Short Takes: Neal McCoy, The Dunwells, Joan Osborne and More

Videos by American Songwriter

Neal McCoy
[Rating: 3 stars]

Given the stamp of approval by the reigning king and queen of contemporary country– Miranda Lambert and Blake Shelton who act as producers on McCoy’s first album in five years—the neo-traditionalist honky tonker should get some well deserved recognition. This is old-school in the best ways with occasionally corny comedy tracks such as Jamey Johnson’s “Mouth” and sweet love sick ballads like “Every Fire” sharing time with the sing-along good timing grooving “Shotgun Rider” and the whistle happy, up-with-life first single “A-OK.” McCoy’s smooth, classic C&W voice and firm, entirely unselfconscious grasp of his genre makes this a pleasure that goes down easy while invoking the genre’s past in a somewhat updated (ie: slicker) format.

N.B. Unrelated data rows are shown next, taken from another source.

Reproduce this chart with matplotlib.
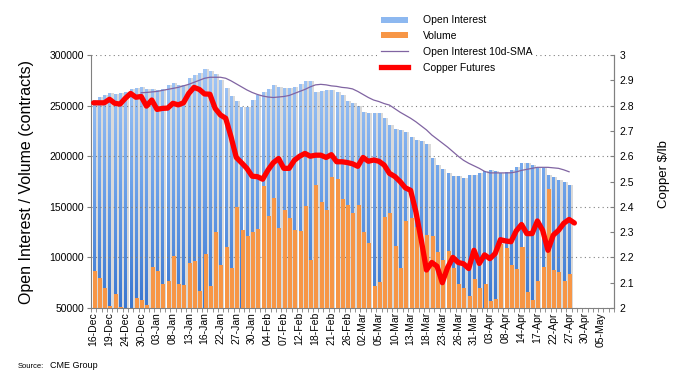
import numpy as np
import matplotlib
matplotlib.use("Agg")
import matplotlib.pyplot as plt
from matplotlib.path import Path
from matplotlib.patches import PathPatch, Patch
from matplotlib.lines import Line2D
from matplotlib.colors import LinearSegmentedColormap

plt.rcParams['font.family'] = ['Liberation Sans', 'DejaVu Sans']

# trading days 16-Dec .. 07-May, one label every 3rd day
n_days = 99
xlabels = ['16-Dec', '19-Dec', '24-Dec', '30-Dec', '03-Jan', '08-Jan', '13-Jan', '16-Jan',
           '22-Jan', '27-Jan', '30-Jan', '04-Feb', '07-Feb', '12-Feb', '18-Feb', '21-Feb',
           '26-Feb', '02-Mar', '05-Mar', '10-Mar', '13-Mar', '18-Mar', '23-Mar', '26-Mar',
           '31-Mar', '03-Apr', '08-Apr', '14-Apr', '17-Apr', '22-Apr', '27-Apr', '30-Apr',
           '05-May']

open_interest = [255500, 258100, 260400, 262400, 261400, 262400, 263400, 266400, 267300, 268300,
                 266400, 266000, 265400, 266000, 270300, 272000, 270300, 270300, 277000, 280200,
                 281900, 285800, 284200, 281200, 275300, 267000, 259400, 254500, 248800, 248200,
                 255500, 260400, 263000, 266400, 270300, 268600, 267000, 267600, 268600, 271300,
                 274300, 274300, 263700, 264300, 265000, 265400, 263000, 260400, 254800, 252200,
                 249500, 243900, 242900, 242900, 242300, 237400, 230700, 226500, 225800, 224100,
                 218600, 215900, 215200, 211600, 197800, 191200, 187200, 183000, 180300, 180300,
                 178000, 181300, 181300, 183000, 185200, 186200, 185600, 183600, 184500, 186200,
                 189500, 192800, 192800, 191200, 187900, 187900, 181300, 179600, 176300, 174600,
                 171400]

volume = [86600, 79700, 69800, 51700, 63500, 51000, 40000, 38000, 59600, 57600,
          52700, 90200, 86300, 73400, 76400, 101100, 73400, 72500, 94200, 96500,
          66800, 103100, 71500, 125200, 92200, 110000, 89300, 149600, 126900, 121000,
          124900, 127800, 170400, 140700, 158500, 128800, 146600, 138700, 126900, 125900,
          150600, 97500, 171400, 154600, 146600, 179300, 177300, 157500, 151600, 143700,
          151600, 124900, 113900, 71500, 75400, 139700, 143700, 111000, 89300, 135800,
          138700, 130000, 110000, 121900, 120900, 105100, 97200, 106100, 89300, 73400,
          69500, 61600, 78400, 69500, 73400, 56600, 58600, 113000, 109000, 92200,
          88300, 110000, 65500, 57600, 76400, 90200, 167400, 87300, 85300, 76400,
          83300]

# 10-day SMA of open interest, starts on the 10th day
sma_start = 9
oi_sma = [262700, 263000, 263500, 264000, 265000, 266000, 267000, 268000, 269500, 271000,
          273000, 275000, 277000, 278000, 278000, 278000, 277000, 274500, 271500, 268500,
          265500, 263000, 261000, 259500, 258500, 258000, 258500, 259000, 260000, 262000,
          264000, 266000, 268500, 270500, 271000, 270500, 269500, 269000, 268000, 267500,
          266500, 264000, 261000, 258000, 255500, 254000, 252000, 250500, 247000, 243500,
          240500, 237500, 234000, 230000, 226000, 221000, 217000, 213000, 209000, 204500,
          200000, 196000, 193000, 190500, 188000, 185000, 183500, 183500, 183500, 183500,
          183600, 184500, 186000, 187000, 188000, 189000, 189000, 189000, 188500, 188000,
          186500, 184600]

copper = [2.811, 2.811, 2.811, 2.825, 2.809, 2.806, 2.829, 2.848, 2.833, 2.836,
          2.798, 2.822, 2.785, 2.789, 2.790, 2.809, 2.803, 2.811, 2.848, 2.872,
          2.864, 2.846, 2.845, 2.789, 2.763, 2.750, 2.677, 2.595, 2.574, 2.552,
          2.521, 2.519, 2.509, 2.545, 2.574, 2.591, 2.552, 2.552, 2.584, 2.600,
          2.611, 2.600, 2.604, 2.604, 2.595, 2.606, 2.578, 2.578, 2.575, 2.570,
          2.560, 2.595, 2.580, 2.585, 2.580, 2.565, 2.532, 2.520, 2.500, 2.475,
          2.465, 2.380, 2.270, 2.150, 2.180, 2.165, 2.100, 2.160, 2.200, 2.180,
          2.175, 2.156, 2.228, 2.176, 2.210, 2.195, 2.215, 2.270, 2.265, 2.262,
          2.305, 2.330, 2.294, 2.294, 2.344, 2.307, 2.228, 2.288, 2.307, 2.335,
          2.350, 2.336]

fig = plt.figure(figsize=(6.82, 3.79), dpi=100)
ax = fig.add_axes([91 / 682, 1 - 308 / 379, 523 / 682, 253 / 379])
ax2 = ax.twinx()

x = np.arange(len(open_interest))
grey = '#808080'

# bar shadows, gradient OI bars, volume bars
ax.bar(x + 0.57, open_interest, width=0.4, color='#dadada', zorder=1, linewidth=0)
oi_bars = ax.bar(x + 0.08, open_interest, width=0.57, color='none', linewidth=0, zorder=2)
paths = [b.get_path().transformed(b.get_patch_transform()) for b in oi_bars]
clip = PathPatch(Path.make_compound_path(*paths), transform=ax.transData,
                 facecolor='none', edgecolor='none')
ax.add_patch(clip)
cmap = LinearSegmentedColormap.from_list('oi', ['#3a77d0', '#6ea3ea', '#a9cbf7'])
grad = np.linspace(0, 1, 256).reshape(-1, 1)
im = ax.imshow(grad, extent=(-0.5, n_days - 0.5, 50000, 300000), origin='lower',
               aspect='auto', cmap=cmap, zorder=2)
im.set_clip_path(clip)

for yv in range(50000, 300001, 50000):
    ax.axhline(yv, color=grey, lw=0.8, ls=(0, (1, 3)), zorder=2.5)

ax.bar(x + 0.18, volume, width=0.76, color='#f79646', linewidth=0, zorder=3)

x_sma = np.arange(sma_start, sma_start + len(oi_sma))
ax.plot(x_sma, oi_sma, color='#8064a2', lw=0.9, zorder=4)

ax2.plot(np.arange(len(copper)), copper, color='#ff0000', lw=3.8,
         solid_joinstyle='round', solid_capstyle='round', zorder=5)

ax.set_xlim(-0.5, n_days - 0.5)
ax.set_ylim(50000, 300000)
ax2.set_ylim(2, 3)

ax.set_yticks(range(50000, 300001, 50000))
ax.set_yticklabels([str(v) for v in range(50000, 300001, 50000)], fontsize=7.5)
ax2.set_yticks(np.arange(2, 3.01, 0.1))
ax2.set_yticklabels(['2', '2.1', '2.2', '2.3', '2.4', '2.5', '2.6', '2.7', '2.8', '2.9', '3'],
                    fontsize=7.5)
ax.set_xticks(np.arange(0, n_days, 3))
ax.set_xticklabels(xlabels, rotation=90, fontsize=7.5)
ax.set_xticks(np.arange(-0.5, n_days, 1), minor=True)
ax.tick_params(axis='x', which='major', length=0, pad=3)
ax.tick_params(axis='x', which='minor', length=3, color=grey, direction='out')
ax.tick_params(axis='y', length=3, color=grey, direction='out', pad=2)
ax2.tick_params(axis='y', length=3, color=grey, direction='in', pad=4)

for a in (ax, ax2):
    a.spines['top'].set_visible(False)
    for s in ('left', 'right', 'bottom'):
        a.spines[s].set_color(grey)
ax2.spines['left'].set_visible(False)
ax2.spines['bottom'].set_visible(False)

ax.set_ylabel('Open Interest / Volume (contracts)', fontsize=11.5, labelpad=11)
ax2.set_ylabel('Copper $/lb', fontsize=9.5)
ax2.yaxis.set_label_coords(1.085, 0.53)

handles = [Patch(facecolor='#8db8f0', edgecolor='none'),
           Patch(facecolor='#f79646', edgecolor='none'),
           Line2D([], [], color='#8064a2', lw=0.9),
           Line2D([], [], color='#ff0000', lw=3.8)]
labels = ['Open Interest', 'Volume', 'Open Interest 10d-SMA', 'Copper Futures']
leg = ax2.legend(handles, labels, loc='upper left', bbox_to_anchor=(372 / 682, 1 - 6 / 379),
                 bbox_transform=fig.transFigure, fontsize=7.5, frameon=True,
                 facecolor='white', edgecolor='none', framealpha=1, fancybox=False,
                 handlelength=2.6, handleheight=0.5, handletextpad=1.35, labelspacing=0.55,
                 borderpad=0.4)
leg.set_zorder(10)

fig.text(18 / 682, 1 - 366 / 379, 'Source:', fontsize=5.5, va='center')
fig.text(50 / 682, 1 - 366 / 379, 'CME Group', fontsize=6.5, va='center')

fig.savefig('out.png', dpi=100)
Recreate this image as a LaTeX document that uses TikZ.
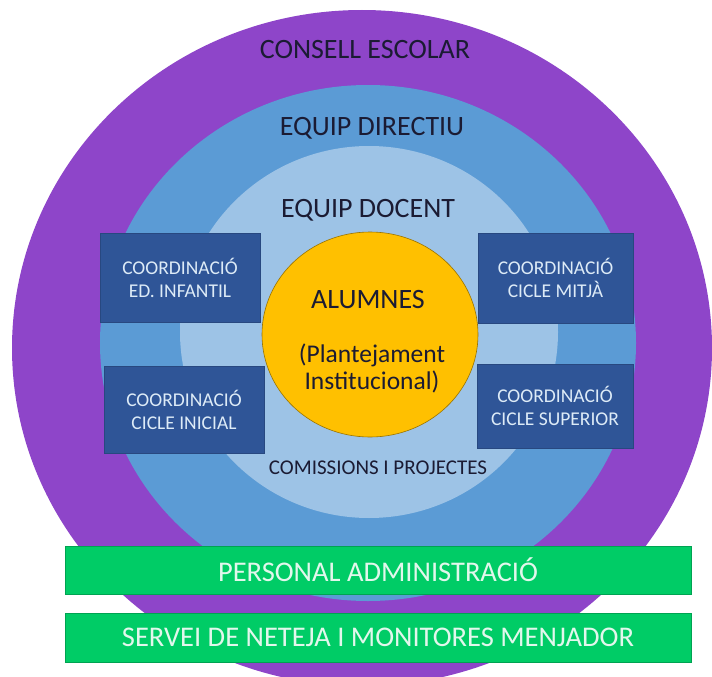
\documentclass[tikz,border=0pt]{standalone}
\usepackage{fontspec}
\setmainfont{Carlito}
\usetikzlibrary{positioning}

\definecolor{consellc}{HTML}{8E45C9}
\definecolor{directiuc}{HTML}{5B9BD5}
\definecolor{docentc}{HTML}{9DC3E6}
\definecolor{alumnesc}{HTML}{FFC000}
\definecolor{coordc}{HTML}{2F5597}
\definecolor{coordtext}{HTML}{DDEBF7}
\definecolor{barc}{HTML}{00CC66}
\definecolor{bartext}{HTML}{E2F7EC}
\definecolor{labelc}{HTML}{1B1B33}

\tikzset{
  ring label/.style={text=labelc,font=\fontsize{28}{32}\selectfont,inner sep=0pt},
  coord box/.style={fill=coordc,draw=coordc!85!black,text=coordtext,align=center,
    font=\fontsize{19.5}{23}\selectfont,minimum width=157pt,minimum height=88pt,inner sep=0pt},
  bar box/.style={fill=barc,draw=barc!80!black,text=bartext,
    font=\fontsize{28.5}{32}\selectfont,minimum width=626pt,minimum height=48pt,inner sep=0pt}
}

\begin{document}
\begin{tikzpicture}[x=1pt,y=-1pt]
    \useasboundingbox (0,0) rectangle (712,677);
    \coordinate (consell) at (362,348);
    \coordinate (directiu) at (368,343);
    \coordinate (docent) at (369,332);
    \coordinate (alumnes) at (370,334.5);
    % anells
    \fill[consellc] (consell) ellipse [x radius=350pt, y radius=338pt];
    \fill[directiuc] (directiu) ellipse [x radius=268pt, y radius=258pt];
    \fill[docentc] (docent) ellipse [x radius=189pt, y radius=186pt];
    \filldraw[fill=alumnesc,draw=alumnesc!60!black,line width=0.6pt]
        (alumnes) ellipse [x radius=108pt, y radius=102.5pt];
    \node[ring label] (tconsell) at (365,50) {CONSELL ESCOLAR};
    \node[ring label] (tdirectiu) at (372,128) {EQUIP DIRECTIU};
    \node[ring label] (tdocent) at (368,210) {EQUIP DOCENT};
    \node[ring label] (talumnes) at (368,300) {ALUMNES};
    \node[ring label,align=center,font=\fontsize{25.5}{27}\selectfont] (tplant) at (372,368.5)
        {(Plantejament\\Institucional)};
    \node[ring label,font=\fontsize{21}{24}\selectfont] (tcomissions) at (378,468)
        {COMISSIONS I PROJECTES};
    % coordinacions
    \node[coord box,minimum width=160pt,minimum height=89pt] (infantil) at (180,277.5)
        {COORDINACIÓ\\ED. INFANTIL};
    \node[coord box,minimum width=160pt,minimum height=87pt] (inicial) at (184,409.5)
        {COORDINACIÓ\\CICLE INICIAL};
    \node[coord box,minimum width=155pt,minimum height=90pt] (mitja) at (555.5,278)
        {COORDINACIÓ\\CICLE MITJÀ};
    \node[coord box,minimum width=156pt,minimum height=84pt] (superior) at (555,406)
        {COORDINACIÓ\\CICLE SUPERIOR};
    % personal
    \node[bar box] (admin) at (378,570) {PERSONAL ADMINISTRACIÓ};
    \node[bar box,minimum height=49pt] (neteja) at (378,637.5)
        {SERVEI DE NETEJA I MONITORES MENJADOR};
\end{tikzpicture}
\end{document}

The Hobart Brothers with Lil’ Sis
At Least We Have Each Other
[Rating: 3 stars]

While you can’t quite call this ensemble featuring singer/songwriters Jon Dee Graham, Freedy Johnston and Susan Cowsill a bona-fide super group, the collaborative environment and their journeyman history brings out the best in all three. The group’s unusual Hobart name derives from the brand of dishwasher found in many commercial kitchens. That shows that these three have held their share of menial jobs and provides a loose framework for these songs — predominantly about blue-collar life and recorded live in just a few takes — on which to hang. The strummy guitars and swampy, stripped down approach is fleshed out with a tough rhythm section that provides rugged underpinning to these descriptive, gritty and often melancholy tales of proud working class folks looking for a light at the end of a long tunnel.

Out of Mankind
[Rating: 3.5 stars]

Don’t let the turban, ever-present shades and foreign name of American-Sikh Hargo Khalsa deter you from experiencing one of this country’s better young singer-songwriters. Already praised by Phil Spector, whose production credit on Khalsa’s 2007 “Crying for John Lennon” was the famed producer’s last, Hargo’s strong melodic sense and emotional vocals are more reminiscent of Tom Petty, Peter Case, ELO and, well sure, the Beatles. While not necessarily Spector-ish, the terrific production adds heft to these ringing tunes by layering guitar, subtle strings, vocal harmonies and electronic touches that push already quality tunes such as the cascading “Soul Survivor” and the expansive “In Reverse” to the next level. A real find.

The Dunwells
Blind Sighted Faith
(Playing in Traffic)
[Rating: 3 stars]

Without checking its biography, you’d never know this 70s inspired folk-pop-rock quintet originated in Leeds, UK. Like fellow Brits gone States wild Mumford and Sons, the Dunwells’ sound is straight out of America although recording this debut at Willie Nelson’s Texas based Perdinales Studio also didn’t hurt its organic qualities. Two brothers (named Dunwell), two cousins and a friend harmonize like the Eagles and Poco at their best. Even if the conservative songwriting doesn’t always grab you at first and veteran/fellow UK resident John Porter’s production is a bit too Starbucks-ready, there is no denying the talent here. The retro approach seems remarkably vibrant and when those sumptuous harmonies kick in on the soulful ballad “Goodnight My City,” it’s clear this is a band with a bright future.

Joan Osborne
Bring It On Home
(Saguaro Road)
[Rating: 3.5 stars]

“Blues music rescued me when I was in need of rescue,” writes Joan Osborne in the notes to this collection of a dozen relatively obscure blues covers, and it sounds like they may have played the same role again. The live-in-the-studio performances are given extra warmth through being captured on old-school non-digital tape. While the results won’t have you tossing out your classic Chess albums, Osborne injects tremendous passion into sides originally recorded by Ray Charles, Sonny Boy Williamson, Al Green, Otis Redding and others. When she digs into John Mayall’s slow blues “Broken Wings,” the emotional torrent obscured in the original is brought to the surface through her fiery vocals. Guests Allen Toussaint (who assists on his own “Shoorah! Shoorah!”) and the gospel/blues group the Holmes Brothers (who Osborne has produced), help bring these sizzling tunes on home.